The emergence of omnichannel commerce is dramatically changing the retail equation, both in how customers travel the path to purchase and how retailers anticipate and meet customer demand. Mike Webster, senior VP and general manager of Oracle Retail, offered Chain Store Age his perspective on how retailers must alter their approach to both systems and business processes to ensure they deliver a seamless experience across all customer touchpoints, one that both converts sales and builds long-term satisfaction and loyalty.
How are retailers realigning their operations to deliver an omnichannel (or ubiquitous) shopping experience?
There have been changes in both business process and organizational design. In terms of process, retailers are aligning their business processes with the customer, not the four walls of the store. Putting the customer at the center requires centralizing promotions, view of price, inventory and view of order. It also requires connecting digital and physical stores and ‘fulfill anywhere’ capabilities.

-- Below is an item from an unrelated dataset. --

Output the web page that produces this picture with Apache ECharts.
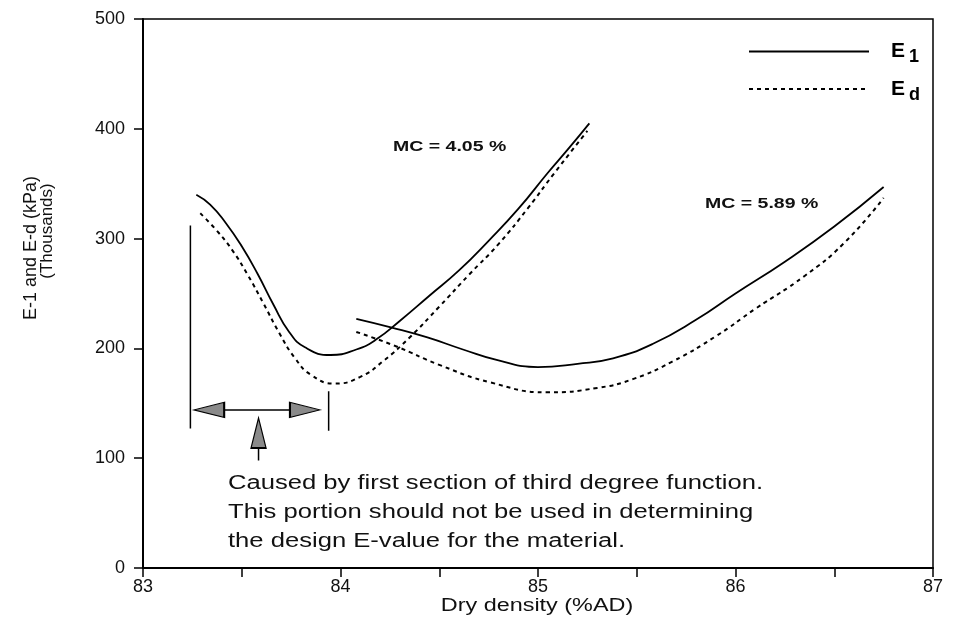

In terms of organizational design, companies are evolving positions like chief customer officer and chief marketer. Not just to manage customer acquisition, but also to manage things like customer loyalty and service.
What kind of technologies support omnichannel commerce, on both the front and back ends?
On the front end, retailers need to use digital platforms, and not just for transparent search and promotional capabilities. They also need to provide customer-facing mobile devices for both customer and associate use. The scale and raw processing power of mobile devices put massive capabilities in the hands of the consumer; it gives them access to information on products.
On the back end, it’s not that much different except there needs to be a connection to analytics. Computing power now moves at the speed of thought, so for example, tablets you give to an associate to assist selling can include real-time analytics for targeted offers.
How are retailers ensuring they touch customers on each step of the “consumer journey”?
First, they need to acknowledge the customer — their purchase history and buying preferences — and tailor the individual customer experience to that profile and also to their location. Engaging them through the journey means remembering the journey is not just a sale. The journey includes anywhere the customer buys, picks up, returns or ships a product, and retailers must engage at each step.
How is Oracle supporting retailers in their omnichannel retail efforts?
Oracle is unique in our ability to offer retailers a full range of software and services as part of our Commerce Anywhere strategy. We offer a breadth and depth that is unmatched. There are four specific big areas where we are focusing our new Oracle Retail Release 14 offering.
One is the consumer journey. No matter where a customer picks up, interacts with or ships a product, we enable retailers to connect with them. We’re configuring dashboards to help retailers manage the consumer journey and have developed 25 new dashboards. Another area is targeted assortment. How do retailers deliver more choice to customers, with a tailored experience across all consumer touchpoints with a shared assortment? Oracle provides features like store clustering, customer demand transference and space optimization.
Most critical is inventory transparency. We have aligned all planning decisions to demand. Oracle drives good plans and execution of those plans. There is a new franchise function that extends warehouse management functionality and task management functionality to franchises.
And fourth is right-time integration. How do we help connect different platforms? It requires we help some of our customers on the back end. Integrated architecture takes silos out and lets retailers move very quickly. We have a breadth and depth of capabilities and subject matter expertise to help retailers compete in today’s modern retail economy.